The Distribution of People Killed Based on How they Fled

f)

p <- ggplot(Shoot, aes(x = flee, fill = flee)) +
  geom_bar()+
  labs(x = "Flee", 
       y = "Frequency", 
       title = "People Killed by Police Based on How they Fled",
       caption = "Voronyak 2023") + 
  theme(plot.title = element_text(hjust = 0.5), plot.subtitle = element_text(hjust = 0.5))

p 

p <- ggplot(Shoot, aes(x = flee, fill = threat_level)) +
  geom_bar()+
  labs(x = "Flee", 
       y = "Frequency", 
       title = "People Killed by Police Based on How they Fled",
       caption = "Voronyak 2023") + 
  theme(plot.title = element_text(hjust = 0.5), plot.subtitle = element_text(hjust = 0.5))

p 

The majority of people whom were killed did not flee. Looking back the threat level, this would make sense because they were attacking. Also, most of the people who did flee were using a vehicle.

The Distribution of People Killed Based on Age

g)

ggplot(Shoot, aes(x = age)) +
  geom_density(color = "red")+
  labs(title = "Fatalities Based on Age", x="Age", y= "Density") 

ggplot(Shoot, aes(x = age)) +
  geom_histogram(bins = 10)+
  geom_histogram(bins=10,fill=1:10)

It appears that most of the fatalities were in the range of 20 to 40 years of age. It appears that if you are a younger adult you may either pose as more threatening or you are more likely to break the law?

The Distribution of People Killed Based on How They Were Armed

h)

t = table(Shoot$armed)
pt = prop.table(t)
sort <- pt %>%                
  as.data.frame() %>% 
  arrange(desc(Freq))
sort$filtered = ifelse(sort$Freq > 0.05, sort$Var1, "other")
sort[1,3] <- "gun"; sort[2,3] = "knife"; sort[3,3] = "unarmed"
#sort
ggplot(sort, aes(x = "", y = Freq, fill = filtered)) +
  geom_col() +
  coord_polar(theta = "y")+
  labs(x ="", y = "", fill = "Weapon")

The main three weapons that were used were a gun, a knife, and then unarmed. I consolidated all the of the minor weapons into an “other” category, otherwise there were 100+ different categories.

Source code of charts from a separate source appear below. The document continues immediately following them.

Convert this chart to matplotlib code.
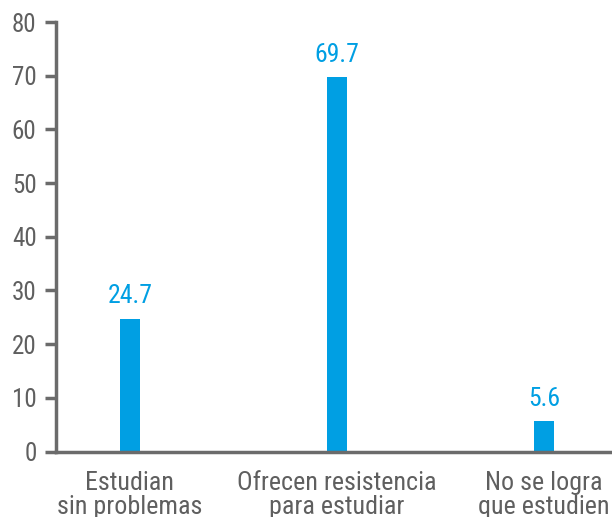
import matplotlib
matplotlib.use("Agg")
import matplotlib.pyplot as plt
from matplotlib import font_manager

categories = ["Estudian\nsin problemas", "Ofrecen resistencia\npara estudiar", "No se logra\nque estudien"]
values = [24.7, 69.7, 5.6]
value_labels = ["24.7", "69.7", "5.6"]
yticks = [0, 10, 20, 30, 40, 50, 60, 70, 80]

names = {f.name for f in font_manager.fontManager.ttflist}
family = [n for n in ["Roboto Condensed", "Liberation Sans Narrow", "Roboto"] if n in names] + ["DejaVu Sans"]
plt.rcParams["font.family"] = family

BLUE = "#009fe3"
GREY = "#5f5f5f"
AXIS = "#6b6b6b"

fig = plt.figure(figsize=(6.12, 5.17), dpi=100)
ax = fig.add_axes([56 / 612, 1 - 451.5 / 517, 1 - 56 / 612, (451.5 - 22) / 517])

x = list(range(len(categories)))
ax.bar(x, values, width=0.097, color=BLUE, zorder=2)
for xi, v, lab in zip(x, values, value_labels):
    ax.text(xi, v + 2.0, lab, ha="center", va="bottom", color=BLUE, fontsize=18.5)

ax.set_xlim(-0.357, 2.328)
ax.set_ylim(0, 80)
ax.set_yticks(yticks)
ax.set_xticks(x)
ax.set_xticklabels(categories, fontsize=18.7, color=GREY, linespacing=1.0)
ax.tick_params(axis="x", length=0, pad=14)
ax.tick_params(axis="y", length=8, width=2.5, color=AXIS, labelsize=18, labelcolor=GREY, pad=6)

for s in ["top", "right"]:
    ax.spines[s].set_visible(False)
for s in ["left", "bottom"]:
    ax.spines[s].set_color(AXIS)
    ax.spines[s].set_linewidth(2.5)

fig.savefig("out.png", dpi=100)
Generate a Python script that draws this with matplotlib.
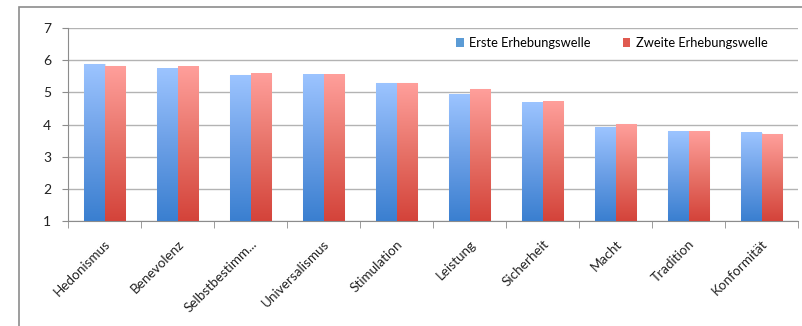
import numpy as np
import matplotlib
matplotlib.use("Agg")
import matplotlib.pyplot as plt
from matplotlib.colors import LinearSegmentedColormap
from matplotlib.patches import Rectangle, Patch

categories = ["Hedonismus", "Benevolenz", "Selbstbestimm...", "Universalismus", "Stimulation",
              "Leistung", "Sicherheit", "Macht", "Tradition", "Konformität"]
erste = [5.88, 5.74, 5.53, 5.55, 5.29, 4.93, 4.67, 3.90, 3.79, 3.74]
zweite = [5.81, 5.79, 5.58, 5.55, 5.29, 5.10, 4.70, 4.01, 3.79, 3.70]
series_names = ["Erste Erhebungswelle", "Zweite Erhebungswelle"]
yticks = [1, 2, 3, 4, 5, 6, 7]

plt.rcParams['font.family'] = ['Lato', 'DejaVu Sans']

fig = plt.figure(figsize=(8.02, 3.26), dpi=100)
fig.patch.set_facecolor('white')
# outer chart frame
fig.patches.append(Rectangle((19/802, -0.1), 1.2, (326-7)/326 + 0.1, transform=fig.transFigure,
                             fill=False, edgecolor='#8c8c8c', linewidth=1.2))

ax = fig.add_axes([68/802, 105/326, (798-68)/802, 193/326])
x = np.arange(len(categories))
w = 0.275
cmap_b = LinearSegmentedColormap.from_list('b', ['#3a7fd0', '#6b9fe6', '#9cc4ff'])
cmap_r = LinearSegmentedColormap.from_list('r', ['#d4433a', '#e77268', '#ff9f9b'])

bars1 = ax.bar(x - w/2, np.array(erste) - 1, w, bottom=1, color='#5b9bd5', label=series_names[0], zorder=2)
bars2 = ax.bar(x + w/2, np.array(zweite) - 1, w, bottom=1, color='#e06055', label=series_names[1], zorder=2)

grad = np.linspace(0, 1, 256).reshape(-1, 1)
for bars, cm in ((bars1, cmap_b), (bars2, cmap_r)):
    for b in bars:
        x0, y0, bw, bh = b.get_x(), b.get_y(), b.get_width(), b.get_height()
        ax.imshow(grad, cmap=cm, origin='lower', aspect='auto',
                  extent=(x0, x0 + bw, y0, y0 + bh), zorder=3, interpolation='bilinear')
        b.set_facecolor('none')
        b.set_edgecolor('#e4e4e4')
        b.set_linewidth(0.8)

ax.set_xlim(-0.5, len(categories) - 0.5)
ax.set_ylim(1, 7)
ax.set_yticks(yticks)
ax.set_yticklabels([str(v) for v in yticks], fontsize=10, color='#222222')
ax.yaxis.grid(True, color='#b3b3b3', linewidth=1.0, zorder=0)
ax.set_axisbelow(True)
ax.tick_params(axis='y', length=4, color='#8c8c8c', pad=8)

ax.set_xticks(x)
ax.set_xticklabels(categories, rotation=45, ha='right', va='top', rotation_mode='anchor',
                   fontsize=9.7, color='#222222')
ax.tick_params(axis='x', which='major', length=0, pad=12)
ax.set_xticks(np.arange(-0.5, len(categories)), minor=True)
ax.tick_params(axis='x', which='minor', length=5, color='#8c8c8c')

for s in ['top', 'right']:
    ax.spines[s].set_visible(False)
for s in ['left', 'bottom']:
    ax.spines[s].set_color('#8c8c8c')

handles = [Patch(facecolor='#5b9bd5', edgecolor='none'), Patch(facecolor='#e05a50', edgecolor='none')]
fig.legend(handles, series_names, loc='center left', bbox_to_anchor=(456/802, (326-43)/326), ncol=2,
           frameon=False, borderpad=0, borderaxespad=0,
           fontsize=9.3, handlelength=0.6, handleheight=0.6, columnspacing=2.5, handletextpad=0.4)

fig.savefig('out.png', dpi=100)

The Top 10 cities that have the most victims

i)

  t = table(Shoot$city)
sort2 <- t %>%                
  as.data.frame() %>% 
  arrange(desc(Freq))
top10 = sort2[1:10,]
ggplot(top10, aes(x = Var1, y = Freq)) + 
  geom_bar(stat = "identity", color = "black", fill = "grey") +
  labs(title = "Frequency by City\n", x = "\nCity", y = "Frequency\n") +
  theme_classic()

The top cities for fatalities by police are Los Angeles, Phoenix, and Houston. LA makes sense because it is a very large city, You would think that New York would be up there.